• The problem
Will you output all of the data below exactly, omitting the images?

• Source excerpt
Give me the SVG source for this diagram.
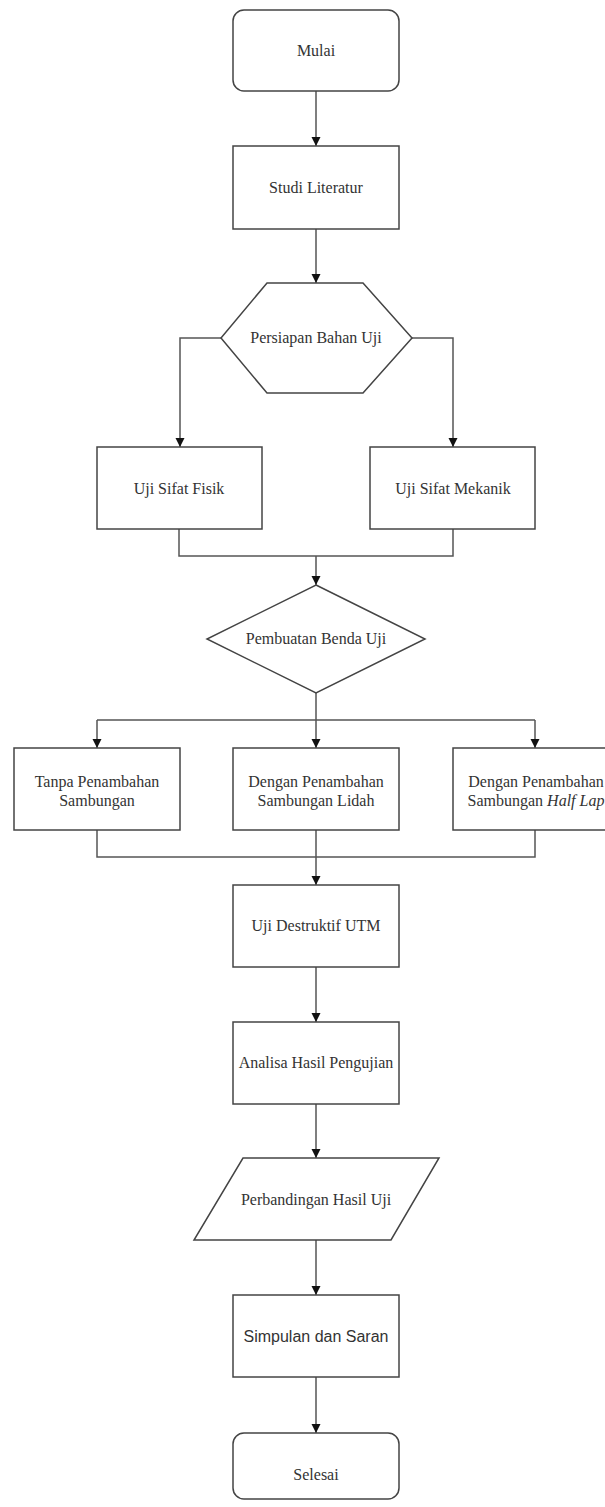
<svg xmlns="http://www.w3.org/2000/svg" width="605" height="1507" viewBox="0 0 605 1507">
<style>
.shape{fill:#fff;stroke:#444;stroke-width:1.5}
.conn{fill:none;stroke:#555;stroke-width:1.5}
.t{font-family:"Liberation Serif","Times New Roman",serif;font-size:16px;fill:#333;text-anchor:middle}
.s{font-family:"Liberation Sans",Arial,sans-serif;font-size:16px;fill:#333;text-anchor:middle}
</style>
<defs>
<marker id="arr" markerWidth="10" markerHeight="10" refX="9" refY="5" orient="auto" markerUnits="userSpaceOnUse">
<path d="M0,0.5 L9,5 L0,9.5 z" fill="#111"/>
</marker>
</defs>
<rect width="605" height="1507" fill="#fff"/>
<g id="connectors">
<path class="conn" d="M316,91 V146" marker-end="url(#arr)"/>
<path class="conn" d="M316,229 V283" marker-end="url(#arr)"/>
<path class="conn" d="M221,338 H180 V447" marker-end="url(#arr)"/>
<path class="conn" d="M412,338 H453 V447" marker-end="url(#arr)"/>
<path class="conn" d="M179,529 V556 H453 V529"/>
<path class="conn" d="M316,556 V585" marker-end="url(#arr)"/>
<path class="conn" d="M316,693 V748" marker-end="url(#arr)"/>
<path class="conn" d="M97,720 H535"/>
<path class="conn" d="M97,720 V748" marker-end="url(#arr)"/>
<path class="conn" d="M535,720 V748" marker-end="url(#arr)"/>
<path class="conn" d="M97,830 V857 H535 V830"/>
<path class="conn" d="M316,830 V885" marker-end="url(#arr)"/>
<path class="conn" d="M316,967 V1022" marker-end="url(#arr)"/>
<path class="conn" d="M316,1104 V1158" marker-end="url(#arr)"/>
<path class="conn" d="M316,1240 V1295" marker-end="url(#arr)"/>
<path class="conn" d="M316,1377 V1433" marker-end="url(#arr)"/>
</g>
<g id="mulai">
<rect class="shape" x="233" y="10" width="166" height="81" rx="11"/>
<text class="t" x="316" y="56">Mulai</text>
</g>
<g id="studi">
<rect class="shape" x="233" y="146" width="166" height="83"/>
<text class="t" x="316" y="193">Studi Literatur</text>
</g>
<g id="persiapan">
<polygon class="shape" points="267,283 363,283 412,338 363,393 267,393 221,338"/>
<text class="t" x="316" y="343">Persiapan Bahan Uji</text>
</g>
<g id="fisik">
<rect class="shape" x="97" y="447" width="165" height="82"/>
<text class="t" x="179" y="494">Uji Sifat Fisik</text>
</g>
<g id="mekanik">
<rect class="shape" x="370" y="447" width="165" height="82"/>
<text class="t" x="453" y="494">Uji Sifat Mekanik</text>
</g>
<g id="pembuatan">
<polygon class="shape" points="316,585 425,639 316,693 207,639"/>
<text class="t" x="316" y="644">Pembuatan Benda Uji</text>
</g>
<g id="tanpa">
<rect class="shape" x="14" y="748" width="166" height="82"/>
<text class="t" x="97" y="787">Tanpa Penambahan</text>
<text class="t" x="97" y="806">Sambungan</text>
</g>
<g id="lidah">
<rect class="shape" x="233" y="748" width="166" height="82"/>
<text class="t" x="316" y="787">Dengan Penambahan</text>
<text class="t" x="316" y="806">Sambungan Lidah</text>
</g>
<g id="halflap">
<rect class="shape" x="453" y="748" width="166" height="82"/>
<text class="t" x="536" y="787">Dengan Penambahan</text>
<text class="t" x="536" y="806">Sambungan <tspan font-style="italic">Half Lap</tspan></text>
</g>
<g id="destruktif">
<rect class="shape" x="233" y="885" width="166" height="82"/>
<text class="t" x="316" y="931">Uji Destruktif UTM</text>
</g>
<g id="analisa">
<rect class="shape" x="233" y="1022" width="166" height="82"/>
<text class="t" x="316" y="1068">Analisa Hasil Pengujian</text>
</g>
<g id="perbandingan">
<polygon class="shape" points="243,1158 439,1158 391,1240 194,1240"/>
<text class="t" x="316" y="1205">Perbandingan Hasil Uji</text>
</g>
<g id="simpulan">
<rect class="shape" x="233" y="1295" width="166" height="82"/>
<text class="s" x="316" y="1342">Simpulan dan Saran</text>
</g>
<g id="selesai">
<rect class="shape" x="233" y="1433" width="166" height="66" rx="11"/>
<text class="t" x="316" y="1480">Selesai</text>
</g>
</svg>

• Result of this exercise
Give me the SVG source for this diagram.
<svg xmlns="http://www.w3.org/2000/svg" width="605" height="1507" viewBox="0 0 605 1507">
<style>
.shape{fill:#fff;stroke:#444;stroke-width:1.5}
.conn{fill:none;stroke:#555;stroke-width:1.5}
.t{font-family:"Liberation Serif","Times New Roman",serif;font-size:16px;fill:#333;text-anchor:middle}
.s{font-family:"Liberation Sans",Arial,sans-serif;font-size:16px;fill:#333;text-anchor:middle}
</style>
<defs>
<marker id="arr" markerWidth="10" markerHeight="10" refX="9" refY="5" orient="auto" markerUnits="userSpaceOnUse">
<path d="M0,0.5 L9,5 L0,9.5 z" fill="#111"/>
</marker>
</defs>
<rect width="605" height="1507" fill="#fff"/>
<g id="connectors">
<path class="conn" d="M316,91 V146" marker-end="url(#arr)"/>
<path class="conn" d="M316,229 V283" marker-end="url(#arr)"/>
<path class="conn" d="M221,338 H180 V447" marker-end="url(#arr)"/>
<path class="conn" d="M412,338 H453 V447" marker-end="url(#arr)"/>
<path class="conn" d="M179,529 V556 H453 V529"/>
<path class="conn" d="M316,556 V585" marker-end="url(#arr)"/>
<path class="conn" d="M316,693 V748" marker-end="url(#arr)"/>
<path class="conn" d="M97,720 H535"/>
<path class="conn" d="M97,720 V748" marker-end="url(#arr)"/>
<path class="conn" d="M535,720 V748" marker-end="url(#arr)"/>
<path class="conn" d="M97,830 V857 H535 V830"/>
<path class="conn" d="M316,830 V885" marker-end="url(#arr)"/>
<path class="conn" d="M316,967 V1022" marker-end="url(#arr)"/>
<path class="conn" d="M316,1104 V1158" marker-end="url(#arr)"/>
<path class="conn" d="M316,1240 V1295" marker-end="url(#arr)"/>
<path class="conn" d="M316,1377 V1433" marker-end="url(#arr)"/>
</g>
<g id="mulai">
<rect class="shape" x="233" y="10" width="166" height="81" rx="11"/>
<text class="t" x="316" y="56">Mulai</text>
</g>
<g id="studi">
<rect class="shape" x="233" y="146" width="166" height="83"/>
<text class="t" x="316" y="193">Studi Literatur</text>
</g>
<g id="persiapan">
<polygon class="shape" points="267,283 363,283 412,338 363,393 267,393 221,338"/>
<text class="t" x="316" y="343">Persiapan Bahan Uji</text>
</g>
<g id="fisik">
<rect class="shape" x="97" y="447" width="165" height="82"/>
<text class="t" x="179" y="494">Uji Sifat Fisik</text>
</g>
<g id="mekanik">
<rect class="shape" x="370" y="447" width="165" height="82"/>
<text class="t" x="453" y="494">Uji Sifat Mekanik</text>
</g>
<g id="pembuatan">
<polygon class="shape" points="316,585 425,639 316,693 207,639"/>
<text class="t" x="316" y="644">Pembuatan Benda Uji</text>
</g>
<g id="tanpa">
<rect class="shape" x="14" y="748" width="166" height="82"/>
<text class="t" x="97" y="787">Tanpa Penambahan</text>
<text class="t" x="97" y="806">Sambungan</text>
</g>
<g id="lidah">
<rect class="shape" x="233" y="748" width="166" height="82"/>
<text class="t" x="316" y="787">Dengan Penambahan</text>
<text class="t" x="316" y="806">Sambungan Lidah</text>
</g>
<g id="halflap">
<rect class="shape" x="453" y="748" width="166" height="82"/>
<text class="t" x="536" y="787">Dengan Penambahan</text>
<text class="t" x="536" y="806">Sambungan <tspan font-style="italic">Half Lap</tspan></text>
</g>
<g id="destruktif">
<rect class="shape" x="233" y="885" width="166" height="82"/>
<text class="t" x="316" y="931">Uji Destruktif UTM</text>
</g>
<g id="analisa">
<rect class="shape" x="233" y="1022" width="166" height="82"/>
<text class="t" x="316" y="1068">Analisa Hasil Pengujian</text>
</g>
<g id="perbandingan">
<polygon class="shape" points="243,1158 439,1158 391,1240 194,1240"/>
<text class="t" x="316" y="1205">Perbandingan Hasil Uji</text>
</g>
<g id="simpulan">
<rect class="shape" x="233" y="1295" width="166" height="82"/>
<text class="s" x="316" y="1342">Simpulan dan Saran</text>
</g>
<g id="selesai">
<rect class="shape" x="233" y="1433" width="166" height="66" rx="11"/>
<text class="t" x="316" y="1480">Selesai</text>
</g>
</svg>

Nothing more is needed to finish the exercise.